Question: Ok.. got approved for a home loan!! I am pretty stoked about that since a year and half ago, I could barley rent and place cause my credit was so shitty. Thanks to some frugal living this is all possible. Anyway, so I am approved for a loan amount of 285k and plan to use 15-20k down. Naturally I want to buy a house w/o HOA fees. SO I drive around in neighborhoods that are commutable to my place of employment in the price range I can afford. Selling price to 315k. These neighborhoods are filled with migrant farm workers, gang-bangers, filthy streets, trash everywhere, broken cars and appliances parked on the dead lawns. The FN neighborhoods I can afford to live in are the neighborhoods I avoid driving through. I now realize I cannot buy a house in a decent area in San Diego County for under 315k. Now I’m looking at stinking condos in OK areas! LOL..California is too FN expensive.
This question is going to be a tough one… Does anyone have any ideas on ways to find a decent home in a decent neighborhood for below market value? and have you used this to purchase a home?
Please don’t laugh cause I know your gut reaction is this: “If I knew the answer to that question, I’d be a millionaire”.
Any tips are appreciated!
Answer: Hey, I feel your pain. I live in Northern California, in the Bay Area. It is also a damn expensive place to live. I thought about leaving–until I sat down and did the math and realized that I was making about 175% of what I was making back East for the same job. Over time, I have had the opportuniy to advance, which is occuring much more rapidly here than it ever would have in any of my former positions before I moved here. So it has advantages and disadvantages.
I also am working on a similar plan. I had an enourmous amount of school loans, and some personal debts that came with me when I moved here. So I took that extra income and doubled payments and plowed it down substantially. I just hit a great milestone where I just paid off a series of loans just this month–yahoo! All of these were necessary to get me through school at the time, but I can’t wait until they’re all gone, like you’ve done. Successive approximation; I’m getting there.
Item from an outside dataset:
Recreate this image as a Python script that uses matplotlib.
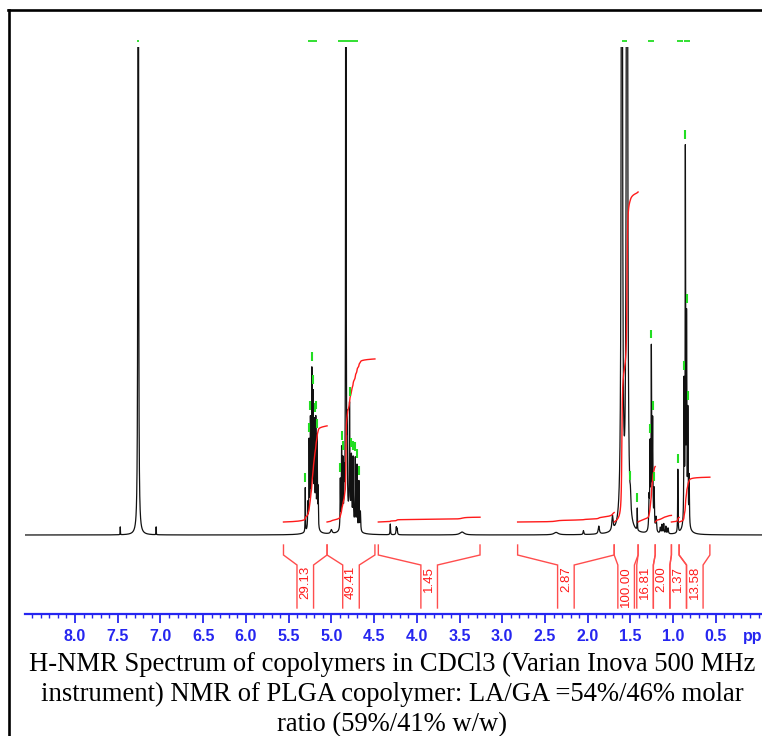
import numpy as np
import matplotlib
matplotlib.use("Agg")
import matplotlib.pyplot as plt
from matplotlib.lines import Line2D

# ---------------- data ----------------
# model peaks of the 1H spectrum (ppm, relative height, half width)
peak_ppm = [7.26, 7.47, 7.05,
            5.305, 5.275, 5.26, 5.245, 5.228, 5.212, 5.197, 5.182, 5.167, 5.155, 5.22,
            5.00,
            4.895, 4.88, 4.865, 4.85, 4.83, 4.815, 4.787, 4.765, 4.745, 4.72, 4.70, 4.677, 4.66, 4.78,
            4.31, 4.24, 4.23, 3.47, 2.37, 2.05, 1.87, 1.71,
            1.60, 1.54, 1.50, 1.42,
            1.282, 1.27, 1.255, 1.24, 1.222, 1.20,
            1.15, 1.13, 1.11, 1.085, 1.06,
            0.945, 0.872, 0.857, 0.843, 0.828, 0.812, 0.85]
peak_height = [3.0, 0.016, 0.016,
               0.09, 0.05, 0.17, 0.20, 0.28, 0.23, 0.19, 0.21, 0.18, 0.08, 0.05,
               0.008,
               0.10, 0.16, 0.13, 0.09, 2.5, 0.16, 0.22, 0.12, 0.13, 0.14, 0.13, 0.10, 0.04, 0.04,
               0.022, 0.015, 0.012, 0.006, 0.005, 0.008, 0.016, 0.03,
               3.5, 4.0, 0.03, 0.045,
               0.06, 0.17, 0.36, 0.22, 0.08, 0.03,
               0.012, 0.018, 0.02, 0.015, 0.012,
               0.13, 0.28, 0.74, 0.40, 0.22, 0.10, 0.03]
peak_width = [0.003, 0.0015, 0.0015,
              0.002, 0.003, 0.003, 0.003, 0.003, 0.003, 0.003, 0.003, 0.003, 0.003, 0.025,
              0.01,
              0.003, 0.003, 0.003, 0.003, 0.0025, 0.003, 0.003, 0.003, 0.003, 0.003, 0.003, 0.003, 0.004, 0.04,
              0.003, 0.004, 0.004, 0.03, 0.03, 0.005, 0.008, 0.008,
              0.005, 0.005, 0.006, 0.002,
              0.004, 0.004, 0.003, 0.004, 0.004, 0.006,
              0.005, 0.004, 0.004, 0.004, 0.005,
              0.0025, 0.003, 0.0025, 0.003, 0.003, 0.003, 0.03]

# integration regions (ppm) and integral values
integral_start = [5.56, 5.05, 4.45, 2.82, 1.69, 1.41, 1.21, 1.02, 0.93]
integral_end = [5.05, 4.49, 3.26, 1.69, 1.41, 1.21, 1.02, 0.93, 0.57]
integral_values = [29.13, 49.41, 1.45, 2.87, 100.00, 16.81, 2.00, 1.37, 13.58]

# peak-pick markers (ppm)
pick_ppm = [5.305, 5.26, 5.245, 5.228, 5.212, 5.197, 5.182, 5.167,
            4.895, 4.88, 4.865, 4.787, 4.765, 4.745, 4.72, 4.70, 4.677,
            1.50, 1.42, 1.27, 1.255, 1.24, 1.222,
            0.945, 0.872, 0.857, 0.843, 0.828]
# off-scale peak label marks (ppm ranges)
offscale_from = [7.27, 5.27, 4.92, 1.60, 1.29, 0.95, 0.87]
offscale_to = [7.25, 5.165, 4.69, 1.54, 1.22, 0.89, 0.80]

tick_major = [8.0, 7.5, 7.0, 6.5, 6.0, 5.5, 5.0, 4.5, 4.0, 3.5, 3.0, 2.5, 2.0, 1.5, 1.0, 0.5]
tick_labels = ["8.0", "7.5", "7.0", "6.5", "6.0", "5.5", "5.0", "4.5", "4.0",
               "3.5", "3.0", "2.5", "2.0", "1.5", "1.0", "0.5"]

caption_lines = ["H-NMR Spectrum of copolymers in CDCl3 (Varian Inova 500 MHz",
                 "instrument) NMR of PLGA copolymer: LA/GA =54%/46% molar",
                 "ratio (59%/41% w/w)"]

# ---------------- figure ----------------
W, H = 762, 736
fig = plt.figure(figsize=(W / 100, H / 100), dpi=100)
fig.patch.set_facecolor("white")

def fx(px):
    return px / W

def fy(py):
    return (H - py) / H

base_px = 535.0
scale_px = 488.0  # px per intensity unit

def dy(py):
    return (base_px - py) / scale_px

ax = fig.add_axes([fx(25), fy(614), fx(762) - fx(25), fy(47) - fy(614)])
ax.set_xlim(8.585, -0.04)
ax.set_ylim(dy(614), 1.0)

x = np.linspace(8.6, -0.1, 40000)
def model(xx):
    s = np.zeros_like(np.asarray(xx, dtype=float))
    for p, h, g in zip(peak_ppm, peak_height, peak_width):
        s = s + h * g * g / ((xx - p) ** 2 + g * g)
    return s

spec = model(x)
ax.plot(x, spec, color="#111111", lw=0.9, zorder=3)

# integrals
red = "#ff1a1a"
k_int = 3.3 / scale_px
y_int0 = dy(522)
for a, b, v in zip(integral_start, integral_end, integral_values):
    m = (x <= a) & (x >= b)
    xs = x[m]
    cs = np.cumsum(spec[m])
    cs = cs / cs[-1] * v * k_int
    ax.plot(xs, y_int0 + cs, color=red, lw=1.0, zorder=4)

# integral brackets and labels
def layout_centers(desired, spacing):
    clusters = [[i] for i in range(len(desired))]
    def pos(cl):
        mean = np.mean([desired[i] for i in cl])
        n = len(cl)
        return [mean + spacing * ((n - 1) / 2 - j) for j in range(n)]
    changed = True
    while changed:
        changed = False
        for c in range(len(clusters) - 1):
            pa = pos(clusters[c])
            pb = pos(clusters[c + 1])
            if pa[-1] - pb[0] < spacing - 1e-9:
                clusters[c] = clusters[c] + clusters[c + 1]
                del clusters[c + 1]
                changed = True
                break
    out = []
    for cl in clusters:
        out += pos(cl)
    return out

half = 0.097
centers = layout_centers([(a + b) / 2 for a, b in zip(integral_start, integral_end)], 2 * half)
br_col = "#ff4d4d"
y1, y2, y3, y4 = dy(545), dy(555), dy(565), dy(608)
for a, b, v, c in zip(integral_start, integral_end, integral_values, centers):
    for edge, inner in ((a, c + half), (b, c - half)):
        ax.plot([edge, edge, inner, inner], [y1, y2, y3, y4], color=br_col, lw=1.0,
                zorder=2, solid_joinstyle="miter")
    ax.text(c, dy(566), f"{v:.2f}", rotation=90, ha="center", va="top",
            color=red, fontsize=9.5, family="Liberation Sans", zorder=5)

# peak-pick markers
green = "#22dd22"
for p in pick_ppm:
    yv = float(model(np.array([p]))[0])
    if yv < 0.97:
        ax.plot([p, p], [yv + 0.012, yv + 0.030], color=green, lw=1.5, zorder=5,
                clip_on=False, solid_capstyle="butt")
top_mark = dy(40.7)
for a, b in zip(offscale_from, offscale_to):
    ax.plot([a, b], [top_mark, top_mark], color=green, lw=1.3, zorder=5, clip_on=False,
            solid_capstyle="butt")

# axis styling
axis_blue = "#2626f0"
for s in ("left", "right", "top"):
    ax.spines[s].set_visible(False)
ax.spines["bottom"].set_color(axis_blue)
ax.spines["bottom"].set_linewidth(1.6)
ax.set_yticks([])
ax.set_xticks(tick_major)
ax.set_xticklabels(tick_labels)
ax.set_xticks(np.round(np.arange(0.0, 8.6, 0.1), 2), minor=True)
ax.tick_params(axis="x", which="major", direction="out", length=6.5, width=1.3,
               color=axis_blue, pad=4.0, labelsize=11.5, labelcolor=axis_blue)
ax.tick_params(axis="x", which="minor", direction="out", length=3.2, width=1.0,
               color=axis_blue)
for lab in ax.get_xticklabels():
    lab.set_fontweight("bold")
    lab.set_family("Liberation Sans")
fig.text(fx(743), fy(637), "ppm", ha="left", va="center", color=axis_blue,
         fontsize=11.5, fontweight="bold", family="Liberation Sans")

# frame
fig.add_artist(Line2D([fx(9), fx(9)], [fy(10), fy(740)], transform=fig.transFigure,
                      color="black", lw=1.9))
fig.add_artist(Line2D([fx(8), fx(770)], [fy(10), fy(10)], transform=fig.transFigure,
                      color="black", lw=1.9))

# caption
for i, line in enumerate(caption_lines):
    fig.text(fx(392), fy(671 + 30 * i), line, ha="center", va="baseline",
             fontsize=19.2, family="Liberation Serif", color="black")

fig.savefig("out.png", dpi=100)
I also have similar dreams, to buy my own property and home. However, particularly in the areas we live in, we should tread with some caution. I have read from Consumer Reports to the Wall Street Journal (Or was it the NY Times???) that wrote about areas where housing prices are “dangerously” overvalued. I believe they defined that as 20% over the rate sustainable for a given area, based on average income, and a bunch of other data I won’t try to replicate here. But my tip #1, be careful, as the market may level off, and may slightly decline in our overvalued markets. Some will nay-say this, but they haven’t done their homework.
But I’ve been keeping an eye on the market for a few years in my area now. I also have looked at low income areas. Some are areas, as you described, that I would not want to live in. But there are some family areas nearby, outside of city-type problems, which I would buy in a new york minute–if I could find one for sale at a reasonable price–and despite the city name. Say “Oakland” up here, for example, and some people think of the murder rate. True enough, but there are lots of neighborhoods within that city–some I’d live in, some I wouldn’t. So, my tip #2, get to know the neighborhoods. Sometimes there are diamonds in the rough. I knew some folks that bought into a nieghborhood in Richmond, CA, that also had a bad rep, but was “up and coming,” and it did come up. They sold for over half a mil–more than twice what they paid just three or four years prior–and moved back to NY and bought a property–for CASH–they plan to run a B&B on. Not bad, for a pair of restaurant WAITERS!!!
Tip #3, if you can’t find that palace by the sea you’ve been looking for, and you have a set budget taht can’t go up, your only choice is to lower your expectations. It’s a starter home, right? An investment, not necessarily where you will live for the next 30 years. So you could go condo. Not me, though, I have had bad condo experiences. I’d love to find a fixer-upper in a better neighborhood and put in the elbow grease myself.
Tip #4 be resourceful. Sounds easy, huh? But one thing I’ve learned is that the vast majority of advertised homes, with pictures, in full color booklets–are crappy deals. And if they AREN’T crappy deals, then they’ll be GONE well before you get there. But there are other things you can do. Get on e-mail lists that allow local people selling their homes to advertise at low cost or no cost. Look for individuals selling their homes. BOTTOM LINE: you learned to LIVE frugally, SHOP frugally, etc., etc., so now learn to HOUSE HUNT frugally. Find the bargain. They’re out there. Someone nabbed one near me. In a neighborhood of homes where I rent, they are selling for $300k-475k. Yet someone nabbed one for like $175K just recently. WTF!?!?! I went by and checked it out–yep, a real fixer upper, but I would have done it. In an area where you don’t have to worry much about rain or worry about any snow whatsoever, many problems can be repaired by the do-it-yourselfer. I used to think these bargains were once a decade, but keeping my eye on active house sale lists in the paper and elsewhere, you can see that they go for cheap every now and again. I’d just love it if there was someplace that I could go to that specialized in cheap, fixer-upper properties. But there isn’t, because realtors don’t want to service the low-end crowd, after all they get their cut from the total price, right?